Death as a Side Effect

by Ana Maria Shua

Published 1 December 2010
In Death as a Side Effect, Ana María Shua’s brilliantly dark satire transports readers to a dystopic future Argentina where gangs of ad hoc marauders and professional thieves roam the streets while the wealthy purchase security behind fortified concrete walls and the elderly cower in their apartments in fear of being whisked off to state-mandated “convalescent” homes, never to return. Abandoned by his mistress, suffocated by his father, and estranged from his demented mother and ineffectual sister, Ernesto seeks his vanished lover. Hoping to save his dying father from the ministrations of a diabolical health-care system, he discovers that, ultimately, everyone is a patient, and the instruments wielded by the impersonal medical corps cut to the very heart of the social fabric. The world of this novel, with its closed districts, unsafe travel, ubiquitous security cameras, and widespread artificiality and uncertainty, is as familiar as it is strange—and as instructive, in its harrowing way, as it is deeply entertaining. The Spanish edition has been selected by the Congreso de la Lengua Española as one of the one hundred best Latin American novels published in the last twenty-five years.

Microfictions

by Ana Maria Shua

Published 1 January 2009
Cinderella’s sisters surgically modify their feet to win the prince’s love. A werewolf gathers up enough courage to visit a dentist. A medium trying to reach the afterworld gets a recorded message. A fox and a badger compete to out-fool each other. Whether writing of insomnia from a mosquito’s point of view or showing us what happens after the princess kisses the frog, Ana María Shua, in these fleet and incandescent stories, is nothing if not pithy—except, of course, wildly entertaining. Some as short as a sentence, these microfictions have been selected and translated from four different books. Flashes of insight, cracks of wit, twists of logic, and quirks of language: these are fictions in the distinguished Argentinean tradition of Borges and Cortázar and Denevi, as powerful as they are brief. One of Argentina’s most prolific and distinguished writers, and acclaimed worldwide, Shua displays in these microfictions the epitome of her humor, riddling logic, and mastery over our imagination. Now, for the first time in English, the fox transforms itself into a fable, and “the reader is invited to find the tail.”

The Weight of Temptation

by Ana Maria Shua

Published 1 January 2012

Dystopian fantasy, political parable, morality tale—however one reads it, this novel is first and foremost pure Ana María Shua, a work of fiction like no other and a dark pleasure to read. Shua, an Argentinian writer widely celebrated throughout Latin America, frames her complex drama in deceptively simple, straightforward prose. The story takes place at a fat farm called The Reeds, a nightmare world that might not exist but certainly could. The last resort of the overweight wealthy (or sponsored), The Reeds subjects its “campers” to extreme measures—particularly the regimented system of public humiliation imposed by its director, a glib and sharp-minded sadist called the Professor.

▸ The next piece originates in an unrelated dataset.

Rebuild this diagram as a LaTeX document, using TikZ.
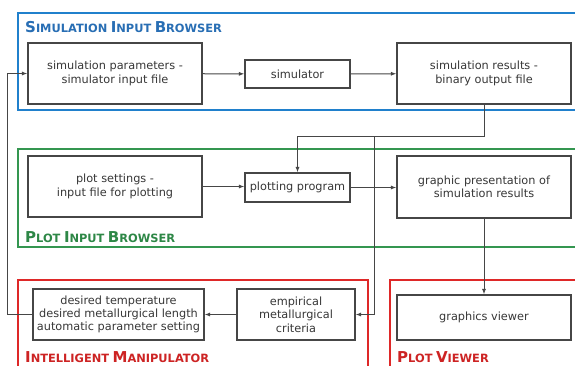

Into the midst of this methodical madness comes Marina Rubin, who experiences all the excesses of The Reeds. The pervasive cruelty of this refined novel distances it from facile conclusions. Amid the mordant social satire, The Reeds’ obese campers are far more than merely victims of the system, subjected to impossible social demands for physical perfection. Out of control, fierce, rebellious, or subjugated, they are recognizable human beings, contending with an unjust but efficient authority in their unique and solitary ways.